Problem:
Working from the data below, reproduce exactly the lines starting at the one that holds "What Plotly code" and ending at the one that holds "lbl_bachelor = [2.5, 2.8, 1.9, 2.0, 4.4]". Pictures are excluded.

### Data to use ###

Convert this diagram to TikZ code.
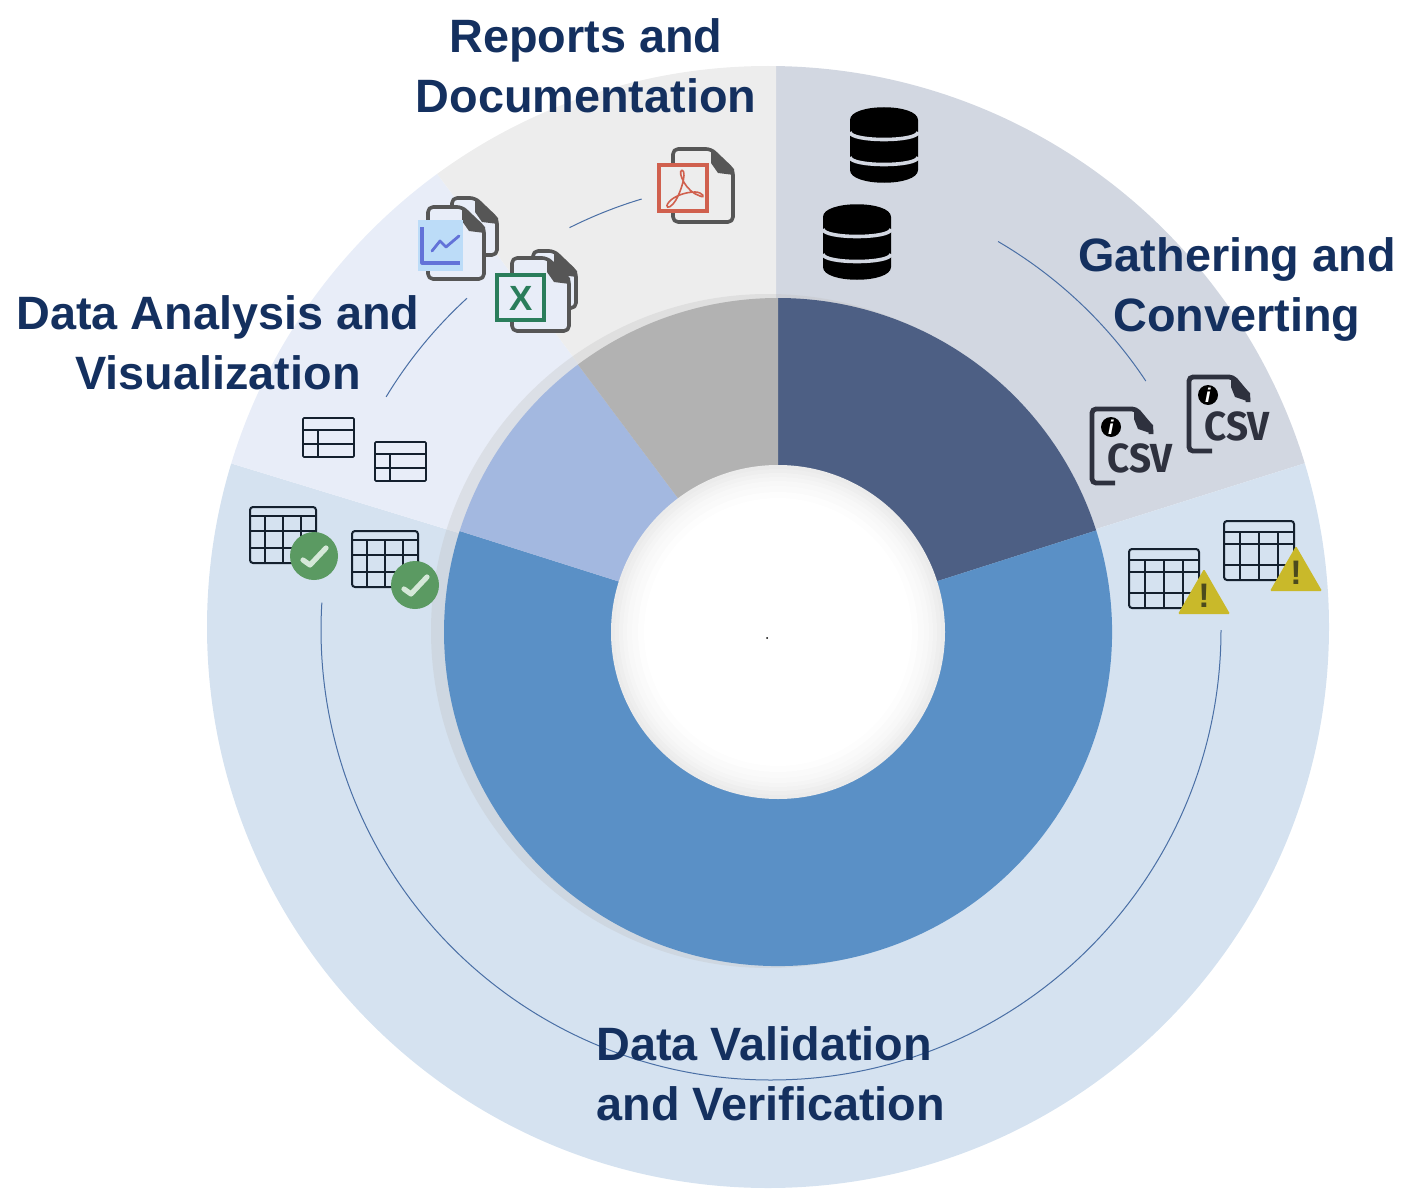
\documentclass[tikz,border=0pt]{standalone}
\usepackage{fontspec}
\usepackage{graphicx}
\usetikzlibrary{calc}
\setmainfont{Liberation Sans}
\newfontfamily\csvfont{Fira Sans}

\definecolor{gatherring}{HTML}{D2D7E1}
\definecolor{validring}{HTML}{D5E2F0}
\definecolor{analysisring}{HTML}{E8EDF8}
\definecolor{reportring}{HTML}{EDEDED}
\definecolor{gatherpart}{HTML}{4D5F84}
\definecolor{validpart}{HTML}{5A90C6}
\definecolor{analysispart}{HTML}{A3B8E0}
\definecolor{reportpart}{HTML}{B2B2B2}
\definecolor{titleblue}{HTML}{14305F}
\definecolor{arcblue}{HTML}{4A6FA5}
\definecolor{csvgrey}{HTML}{2E313E}
\definecolor{tableink}{HTML}{14202E}
\definecolor{pagegrey}{HTML}{565656}
\definecolor{warnyellow}{HTML}{C9B92A}
\definecolor{warnink}{HTML}{4B4A1E}
\definecolor{okgreen}{HTML}{5B9A62}
\definecolor{oktick}{HTML}{D5E8D8}
\definecolor{chartsquare}{HTML}{BCDCF8}
\definecolor{chartink}{HTML}{6272D8}
\definecolor{excelgreen}{HTML}{2A7D5B}
\definecolor{pdfred}{HTML}{D0604E}

\tikzset{
  title/.style={text=titleblue,font=\fontsize{23.4}{30}\selectfont\bfseries,inner sep=0pt},
  flowarc/.style={arcblue,line width=0.5pt},
  tableline/.style={tableink,line width=1pt,rounded corners=1.5pt},
  smalltable/.style={tableink,line width=0.8pt,rounded corners=0.5pt},
  pageline/.style={pagegrey,line width=1.8pt,rounded corners=2.5pt,line join=round},
  csvline/.style={csvgrey,line width=2.4pt,rounded corners=2pt}
}

\newcommand{\dbicon}[2]{
\begin{scope}[shift={(#1,#2)}]
  \fill[black] (0,13) .. controls (0,-4) and (68,-4) .. (68,13) -- (68,63)
    .. controls (68,80) and (0,80) .. (0,63) -- cycle;
  \foreach \y in {25,50}
    \draw[gatherring,line width=1.8pt] (0,\y) .. controls (0,\y+10) and (68,\y+10) .. (68,\y);
\end{scope}}

\newcommand{\csvicon}[3]{
\begin{scope}[shift={(#1,#2)}]
  \draw[csvline] (25,76) -- (2,76) -- (2,2) -- (46,2) -- (61,20) -- (61,27);
  \fill[csvgrey] (44,1) -- (63,18) -- (63,27) -- (48,22) -- (44,12) -- cycle;
  \fill[black] (21,20) circle (10);
  \node[text=white,inner sep=0pt,font=\fontsize{10}{10}\selectfont\bfseries\itshape] (#3info) at (21,20) {i};
  \node[text=csvgrey,inner sep=0pt,font=\csvfont\fontsize{20.3}{20}\selectfont\bfseries] (#3text) at (50,51) {\scalebox{.95}[1]{CSV}};
\end{scope}}

\newcommand{\gridtable}[7]{
\begin{scope}[shift={(#1,#2)}]
  \draw[tableline] (0,0) rectangle (#3,#4);
  \draw[tableink,line width=1pt] (0,#5) -- (#3,#5) (0,#6) -- (#3,#6) (0,#7) -- (#3,#7);
  \foreach \f in {.23,.5,.77}
    \draw[tableink,line width=1pt] (\f*#3,#5) -- (\f*#3,#4);
\end{scope}}

\newcommand{\warnsign}[3]{
\begin{scope}[shift={(#1,#2)}]
  \fill[warnyellow,rounded corners=0.6pt] (0,0) -- (26,45) -- (-26,45) -- cycle;
  \node[text=warnink,inner sep=0pt,font=\fontsize{17}{17}\selectfont\bfseries] (#3) at (0,27) {!};
\end{scope}}

\newcommand{\oksign}[2]{
\begin{scope}[shift={(#1,#2)}]
  \fill[okgreen] (0,0) circle (24);
  \draw[oktick,line width=2.6pt,line cap=round,line join=round] (-11,4) -- (-4,9) -- (12,-8);
\end{scope}}

\newcommand{\smallgrid}[2]{
\begin{scope}[shift={(#1,#2)}]
  \draw[smalltable] (0,0) rectangle (51,39);
  \draw[tableink,line width=0.8pt] (0,12) -- (51,12) (0,26) -- (51,26) (15,12) -- (15,39);
\end{scope}}

\newcommand{\docpage}[5]{
  \draw[pageline,fill=#5] (#1,#2) -- (#3-22,#2) -- (#3,#2+21) -- (#3,#4) -- (#1,#4) -- cycle;
  \fill[pagegrey] (#3-22,#2) -- (#3+1,#2+20) -- (#3+1,#2+26) -- (#3-15,#2+24) -- (#3-22,#2+14) -- cycle;
}

\begin{document}
\begin{tikzpicture}[x=0.5pt,y=-0.5pt]
\useasboundingbox (0,0) rectangle (1403,1204);

\begin{scope}
  \clip (768,627) circle (561);
  \foreach \a/\b/\c in {-90/-17.5/gatherring, -17.5/197/validring, 197/233.4/analysisring, 233.4/270/reportring}
    \fill[\c,shift={(776,630)}] (0,0) -- (\a:1000) arc[start angle=\a,end angle=\b,radius=1000] -- cycle;
\end{scope}

\fill[black!25,opacity=.3] (768,631) circle (337);
\foreach \a/\b/\c in {-90/-17.7/gatherpart, -17.7/197.6/validpart, 197.6/233.2/analysispart, 233.2/270/reportpart}
  \fill[\c,shift={(778,632)}] (0,0) -- (\a:334) arc[start angle=\a,end angle=\b,radius=334] -- cycle;
\foreach \r/\g in {167/92, 163/93.5, 159/95, 155/96, 151/97.2, 146/98.2, 140/99.2, 134/100}
  \fill[white!\g!black] (778,632) circle (\r);
\fill[black] (767,638) circle (1);

\foreach \a/\b in {0/183.5, -59.7/-33.6, 211.2/227.5, 243.4/253.3}
  \draw[flowarc,shift={(771,630)}] (\a:450) arc[start angle=\a,end angle=\b,radius=450];

\dbicon{850}{107}
\dbicon{823}{204}

\csvicon{1187}{375}{csvb}
\csvicon{1090}{407}{csva}

\gridtable{1224}{521}{70}{59}{11}{23}{44}
\warnsign{1296}{546}{warnb}
\gridtable{1129}{549}{70}{59}{11}{23}{44}
\warnsign{1204}{569}{warna}

\gridtable{250}{507}{66}{56}{9}{24}{41}
\oksign{314}{556}
\gridtable{352}{531}{66}{56}{9}{24}{41}
\oksign{415}{585}

\smallgrid{303}{418}
\smallgrid{375}{442}

% chart file
\docpage{452}{198}{497}{255}{analysisring}
\docpage{428}{207}{484}{279}{analysisring}
\fill[chartsquare] (418,220) rectangle (463,271);
\draw[chartink,line width=1.6pt,line join=round] (422,227) -- (422,263) -- (460,263);
\draw[chartink,line width=1.4pt,line join=round,line cap=round] (432,251) -- (440,241) -- (446,247) -- (459,236);

% excel file
\docpage{533}{251}{576}{308}{analysisring}
\docpage{512}{258}{569}{331}{analysisring}
\draw[excelgreen,line width=1.8pt,fill=analysisring] (497,275) rectangle (544,320);
\node[text=excelgreen,inner sep=0pt,font=\fontsize{17.5}{18}\selectfont\bfseries] (excelx) at (521,298) {X};

% pdf file
\docpage{673}{149}{733}{222}{reportring}
\draw[pdfred,line width=2.3pt,fill=reportring] (659,165) rectangle (707,211);
\draw[pdfred,line width=0.8pt] (682,170) .. controls (677,172) and (686,192) .. (700,196)
  .. controls (706,199) and (703,192) .. (695,192) .. controls (684,192) and (673,197) .. (669,202)
  .. controls (664,208) and (669,209) .. (673,204) .. controls (679,198) and (688,172) .. (682,170);

\node[title,align=center] (reports) at (586,66) {Reports and\\Documentation};
\node[title,align=center] (gathering) at (1237,290) {Gathering and\\Converting};
\node[title,align=center] (analysis) at (218,343) {Data Analysis and\\Visualization};
\node[title,align=left,anchor=west] (validation) at (596,1074) {Data Validation\\and Verification};
\end{tikzpicture}
\end{document}
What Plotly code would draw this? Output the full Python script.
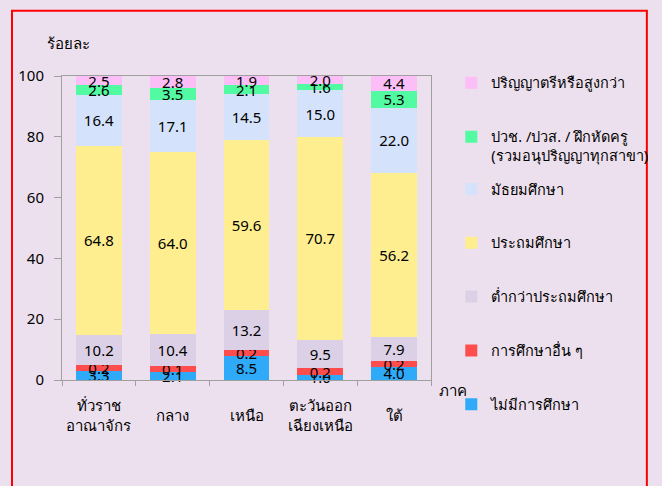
import plotly.graph_objects as go

# ภาค
regions = ["ทั่วราช<br>อาณาจักร", "กลาง", "เหนือ", "ตะวันออก<br>เฉียงเหนือ", "ใต้"]

# ร้อยละ ตามที่พิมพ์บนแท่ง
lbl_none = [3.3, 2.1, 8.5, 1.0, 4.0]
lbl_other = [0.2, 0.1, 0.2, 0.2, 0.2]
lbl_below_primary = [10.2, 10.4, 13.2, 9.5, 7.9]
lbl_primary = [64.8, 64.0, 59.6, 70.7, 56.2]
lbl_secondary = [16.4, 17.1, 14.5, 15.0, 22.0]
lbl_vocational = [2.6, 3.5, 2.1, 1.6, 5.3]
lbl_bachelor = [2.5, 2.8, 1.9, 2.0, 4.4]

# ความสูงของแท่งตามที่วาดในภาพต้นฉบับ
bar_none = [3.1, 2.7, 7.9, 1.7, 4.4]
bar_other = [1.9, 2.0, 2.1, 2.1, 2.0]
bar_below_primary = [9.9, 10.5, 13.1, 9.5, 7.9]
bar_primary = [62.2, 59.8, 55.9, 66.7, 53.7]
bar_secondary = [16.8, 17.2, 15.2, 15.3, 21.6]
bar_vocational = [3.0, 3.8, 2.7, 2.2, 5.5]
bar_bachelor = [3.1, 4.0, 3.1, 2.5, 4.9]

series = [
    ("ไม่มีการศึกษา", bar_none, lbl_none, "#2EAAF8", "legend2", 7),
    ("การศึกษาอื่น ๆ", bar_other, lbl_other, "#FF4D4D", "legend2", 6),
    ("ต่ำกว่าประถมศึกษา", bar_below_primary, lbl_below_primary, "#DCD0E6", "legend2", 5),
    ("ประถมศึกษา", bar_primary, lbl_primary, "#FEEE90", "legend2", 4),
    ("มัธยมศึกษา", bar_secondary, lbl_secondary, "#D4E3FB", "legend2", 3),
    ("ปวช. /ปวส. / ฝึกหัดครู<br>(รวมอนุปริญญาทุกสาขา)", bar_vocational, lbl_vocational, "#52FBA2", "legend", 2),
    ("ปริญญาตรีหรือสูงกว่า", bar_bachelor, lbl_bachelor, "#FCBEF6", "legend", 1),
]

FONT = "Tahoma, Noto Sans, DejaVu Sans, sans-serif"
BG = "#EDE0EE"

fig = go.Figure()
for name, h, lbl, color, leg, rank in series:
    fig.add_trace(go.Bar(
        x=regions, y=h, name=name,
        text=[f"{v:.1f}" for v in lbl],
        textposition="inside", insidetextanchor="middle", textangle=0,
        textfont=dict(size=15, color="black", family=FONT),
        marker=dict(color=color, line=dict(width=0)),
        legend=leg, legendgroup=name, legendrank=rank,
        cliponaxis=False,
    ))

# ป้ายชื่อภาคใต้แกน x
for r in regions:
    fig.add_annotation(x=r, y=0, yshift=-35, text=r, showarrow=False,
                       yanchor="middle", font=dict(size=15, color="black", family=FONT))

fig.add_annotation(xref="paper", yref="paper", x=-0.046, y=1.109, text="ร้อยละ",
                   showarrow=False, xanchor="left", yanchor="middle",
                   font=dict(size=15, color="black", family=FONT))
fig.add_annotation(xref="paper", yref="paper", x=1.016, y=-0.033, text="ภาค",
                   showarrow=False, xanchor="left", yanchor="middle",
                   font=dict(size=15, color="black", family=FONT))

# กรอบสีแดง
fig.add_shape(type="rect", xref="paper", yref="paper",
              x0=-0.1355, x1=1.585, y0=-0.40, y1=1.2148,
              line=dict(color="#FF0000", width=2), layer="below")

legend_style = dict(
    font=dict(size=14.5, color="black", family=FONT),
    bgcolor="rgba(0,0,0,0)", borderwidth=0,
    traceorder="grouped", tracegroupgap=32,
    valign="top", xanchor="left", yanchor="top", x=1.055,
)

fig.update_layout(
    width=662, height=486,
    margin=dict(l=62, r=231, t=76, b=106, autoexpand=False),
    paper_bgcolor=BG, plot_bgcolor=BG,
    barmode="stack", bargap=0.38,
    showlegend=True,
    legend=dict(legend_style, y=1.03),
    legend2=dict(legend_style, y=0.681),
    uniformtext=dict(minsize=15, mode="show"),
    font=dict(family=FONT, size=15, color="black"),
)
fig.update_yaxes(range=[0, 100], dtick=20, showgrid=False, zeroline=False,
                 showline=True, linecolor="#A0A0A0", mirror=True,
                 ticks="outside", ticklen=7, tickcolor="#A0A0A0",
                 ticklabelstandoff=7, tickfont=dict(size=15))
fig.update_xaxes(showgrid=False, showline=True, linecolor="#A0A0A0", mirror=True,
                 ticks="outside", tickson="boundaries", ticklen=5, tickcolor="#A0A0A0",
                 showticklabels=False)

# ตัดระยะขอบของหน้าเว็บออก ให้กราฟชิดมุมบนซ้าย
fig.write_html("out.html", config={"displayModeBar": False},
               post_script="document.body.style.margin='0px';")
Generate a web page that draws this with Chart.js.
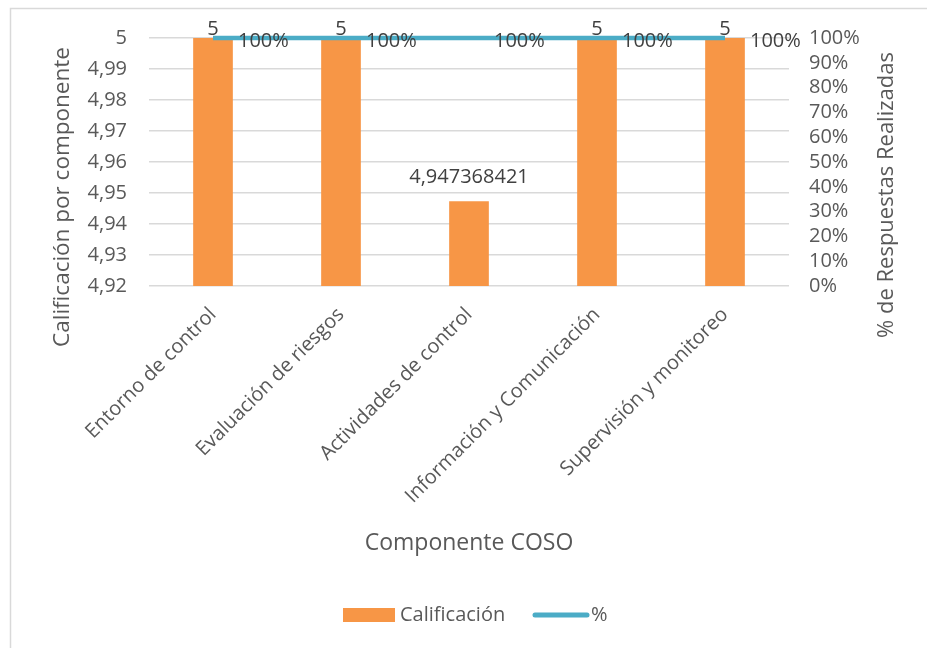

###

Answer in full:
What Plotly code would draw this? Output the full Python script.
import plotly.graph_objects as go

# ภาค
regions = ["ทั่วราช<br>อาณาจักร", "กลาง", "เหนือ", "ตะวันออก<br>เฉียงเหนือ", "ใต้"]

# ร้อยละ ตามที่พิมพ์บนแท่ง
lbl_none = [3.3, 2.1, 8.5, 1.0, 4.0]
lbl_other = [0.2, 0.1, 0.2, 0.2, 0.2]
lbl_below_primary = [10.2, 10.4, 13.2, 9.5, 7.9]
lbl_primary = [64.8, 64.0, 59.6, 70.7, 56.2]
lbl_secondary = [16.4, 17.1, 14.5, 15.0, 22.0]
lbl_vocational = [2.6, 3.5, 2.1, 1.6, 5.3]
lbl_bachelor = [2.5, 2.8, 1.9, 2.0, 4.4]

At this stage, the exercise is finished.